In the past six months, there has been a threefold increase in repositories containing code that processes personal and financial data. Even more alarming is the tenfold surge in insecure Application Programming Interfaces (APIs)—the protocols that enable software components to communicate. When these APIs lack fundamental security mechanisms, they become direct entry points for cybercriminals, granting access to an organization’s internal systems.
According to Practical DevSecOp, unsecured APIs serve as critical attack vectors. Hackers can inject malicious code into business operations, overload servers with crafted requests, or extract sensitive data from databases. Furthermore, the absence of proper authentication mechanisms allows attackers to hijack legitimate user sessions, gaining unauthorized access to accounts and personal information.
The core issue lies in the fact that AI-generated code does not account for the unique security requirements of individual organizations and fails to align with corporate security standards. Apiiro’s research indicates that the number of exposed access points to sensitive data is increasing in parallel with the overall rise in software repositories.
To mitigate these risks, businesses must urgently adopt automated code auditing systems. A human expert typically spends 4–5 hours reviewing a single version of a program, whereas an AI assistant can generate dozens of iterations within the same timeframe. At the current pace of automation, this disparity will only widen, leaving security teams struggling to keep up.

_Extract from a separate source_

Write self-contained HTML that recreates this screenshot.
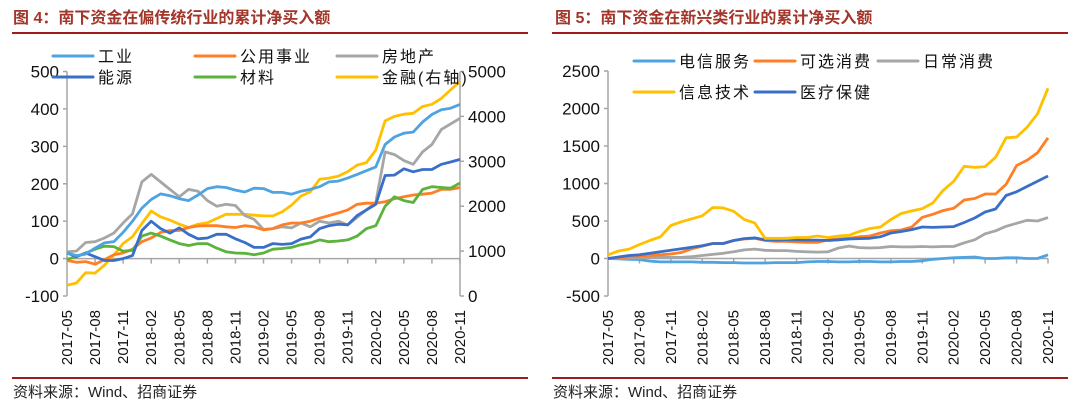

The problem spans all sectors of the economy:
- In finance, AI-generated code processes confidential transactions.
- In industry, it controls production workflows.
- In technology firms, it manages mission-critical services.
Vulnerabilities in any of these domains could lead to catastrophic consequences.
Apiiro’s experts propose a comprehensive solution:
- Deploy advanced automated code analysis tools to detect vulnerabilities during the development phase.
- Establish new security standards tailored to AI-driven software development.
- Strengthen access controls for repositories containing sensitive data, implementing multi-layered security frameworks.
Without these measures, analysts warn, the number of vulnerabilities in AI-generated code will continue to grow at an exponential rate.